Problem details: From the first line of the data down to and including the line with "import matplotlib.pyplot as plt", copy everything exactly, leaving out pictures.

** BEGIN Data **

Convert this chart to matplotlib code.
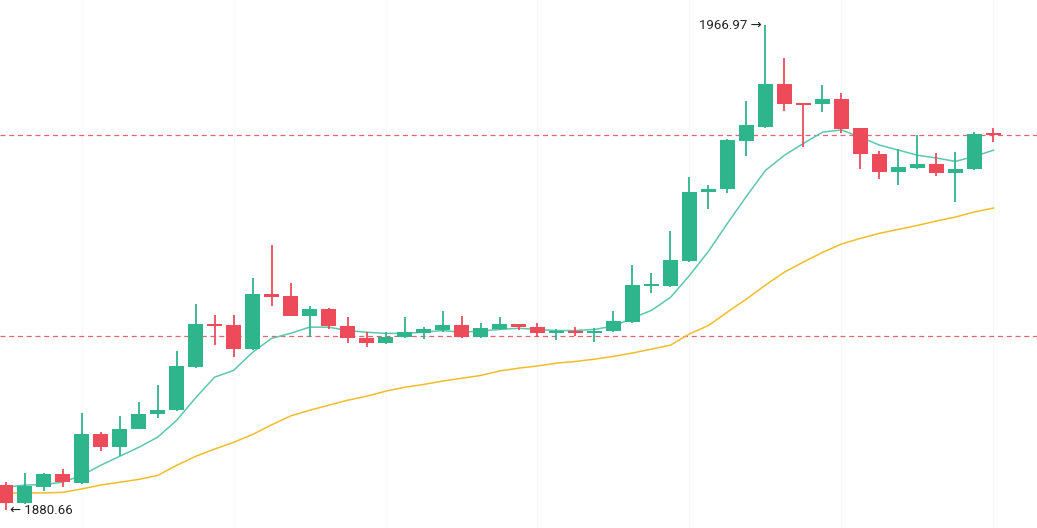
import matplotlib.pyplot as plt

# OHLC
opens = [1885.1, 1881.9, 1884.7, 1887.0, 1885.4, 1894.1, 1891.8, 1895.0, 1897.7, 1898.4,
         1906.1, 1913.7, 1913.5, 1909.3, 1919.1, 1918.7, 1915.2, 1916.4, 1913.4, 1911.2,
         1910.3, 1911.4, 1912.1, 1912.7, 1913.6, 1911.4, 1912.8, 1913.7, 1913.2, 1912.1,
         1912.3, 1912.1, 1912.5, 1914.1, 1920.6, 1920.5, 1924.9, 1937.2, 1937.8, 1946.3,
         1948.8, 1956.4, 1952.9, 1952.9, 1953.8, 1948.6, 1944.0, 1940.8, 1941.5, 1942.2,
         1940.6, 1941.3, 1947.6]
highs = [1885.6, 1887.2, 1887.2, 1887.9, 1897.9, 1894.5, 1897.4, 1899.8, 1902.9, 1908.9,
         1917.3, 1915.3, 1915.3, 1921.9, 1927.8, 1921.0, 1916.9, 1916.6, 1915.0, 1912.3,
         1912.3, 1915.0, 1913.2, 1916.0, 1915.2, 1913.9, 1915.0, 1913.8, 1913.9, 1912.8,
         1913.2, 1913.0, 1916.0, 1924.2, 1922.8, 1930.3, 1939.9, 1938.5, 1946.6, 1953.4,
         1966.97, 1961.1, 1953.0, 1956.3, 1954.8, 1948.7, 1944.5, 1944.9, 1947.4, 1944.2,
         1944.4, 1947.9, 1948.6]
lows = [1880.66, 1881.7, 1884.0, 1884.7, 1885.3, 1891.1, 1890.2, 1895.0, 1897.0, 1898.3,
        1905.9, 1910.0, 1907.9, 1909.2, 1916.9, 1915.1, 1911.4, 1912.8, 1910.3, 1909.6,
        1910.2, 1911.2, 1911.1, 1912.3, 1911.2, 1911.3, 1912.7, 1912.7, 1911.4, 1910.9,
        1911.6, 1910.5, 1912.4, 1914.0, 1919.2, 1920.4, 1924.8, 1934.2, 1937.0, 1943.6,
        1948.7, 1951.6, 1945.2, 1951.5, 1947.7, 1941.3, 1939.5, 1938.5, 1941.3, 1940.1,
        1935.4, 1941.2, 1946.1]
closes = [1881.9, 1884.9, 1887.0, 1885.6, 1894.1, 1891.8, 1895.0, 1897.7, 1898.4, 1906.3,
          1913.7, 1913.4, 1909.3, 1919.1, 1918.5, 1915.2, 1916.4, 1913.4, 1911.2, 1910.3,
          1911.4, 1912.3, 1912.8, 1913.6, 1911.4, 1913.0, 1913.7, 1913.2, 1912.1, 1912.3,
          1912.1, 1912.5, 1914.3, 1920.7, 1920.8, 1925.1, 1937.2, 1937.8, 1946.5, 1949.2,
          1956.4, 1952.9, 1952.7, 1953.8, 1948.4, 1944.0, 1940.8, 1941.7, 1942.2, 1940.6,
          1941.3, 1947.6, 1947.4]

ma_fast = [1884.7, 1885.1, 1885.2, 1885.6, 1886.8, 1888.6, 1890.2, 1891.8, 1893.6, 1896.6,
           1900.6, 1904.3, 1905.5, 1908.7, 1911.2, 1912.1, 1913.2, 1913.2, 1912.6, 1912.3,
           1912.1, 1912.1, 1912.3, 1912.6, 1912.3, 1912.5, 1912.8, 1913.0, 1912.8, 1912.6,
           1912.6, 1912.8, 1913.4, 1914.8, 1916.2, 1918.5, 1922.4, 1926.7, 1931.7, 1936.5,
           1941.1, 1943.8, 1945.9, 1947.9, 1948.3, 1947.0, 1945.6, 1944.7, 1943.8, 1943.3,
           1942.7, 1943.6, 1944.7]
ma_slow = [1883.7, 1883.7, 1883.7, 1883.8, 1884.4, 1885.1, 1885.6, 1886.1, 1886.8, 1888.6,
           1890.2, 1891.5, 1892.7, 1894.1, 1895.8, 1897.4, 1898.4, 1899.3, 1900.2, 1900.9,
           1901.8, 1902.5, 1903.0, 1903.6, 1904.1, 1904.6, 1905.4, 1905.9, 1906.3, 1906.8,
           1907.1, 1907.5, 1908.0, 1908.6, 1909.3, 1910.0, 1912.0, 1913.5, 1915.9, 1918.2,
           1920.7, 1923.0, 1924.8, 1926.5, 1928.0, 1929.0, 1929.9, 1930.6, 1931.3, 1932.1,
           1932.8, 1933.7, 1934.4]

price_lines = [1947.4, 1911.6]
max_label = "1966.97 \u2192"
min_label = "\u2190 1880.66"

up = '#2eb58b'
down = '#ee4b5a'

fig = plt.figure(figsize=(10.37, 5.28), dpi=100)
ax = fig.add_axes([0, 0, 1, 1])

n = len(opens)
xs = list(range(n))

# very faint vertical grid
for gx in range(4, n + 2, 8):
    ax.axvline(gx, color='#f8f8f8', lw=0.8, zorder=0)

for y in price_lines:
    ax.axhline(y, color='#dd6670', lw=0.9, dashes=(4, 3), zorder=1)

ax.plot(xs, ma_slow, color='#f0bd2a', lw=1.1, zorder=2)
ax.plot(xs, ma_fast, color='#5cc7ae', lw=1.1, zorder=2)

for i in xs:
    o, h, l, c = opens[i], highs[i], lows[i], closes[i]
    col = up if c >= o else down
    ax.vlines(i, l, h, color=col, lw=1.3, zorder=3)
    bottom = min(o, c)
    height = max(abs(c - o), 0.35)
    ax.bar(i, height, bottom=bottom, width=0.76, color=col, zorder=4)

imax = highs.index(max(highs))
imin = lows.index(min(lows))
ax.text(imax - 0.2, highs[imax], max_label, ha='right', va='center',
        fontsize=9.5, color='#222222', family=['Roboto', 'DejaVu Sans'])
ax.text(imin + 0.25, lows[imin], min_label, ha='left', va='center',
        fontsize=9.5, color='#222222', family=['Roboto', 'DejaVu Sans'])

ax.set_xlim(-0.29, 54.29)
ax.set_ylim(1877.46, 1971.42)
ax.axis('off')

fig.savefig('out.png', dpi=100)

** END Data **

Full response:
Convert this chart to matplotlib code.
import matplotlib.pyplot as plt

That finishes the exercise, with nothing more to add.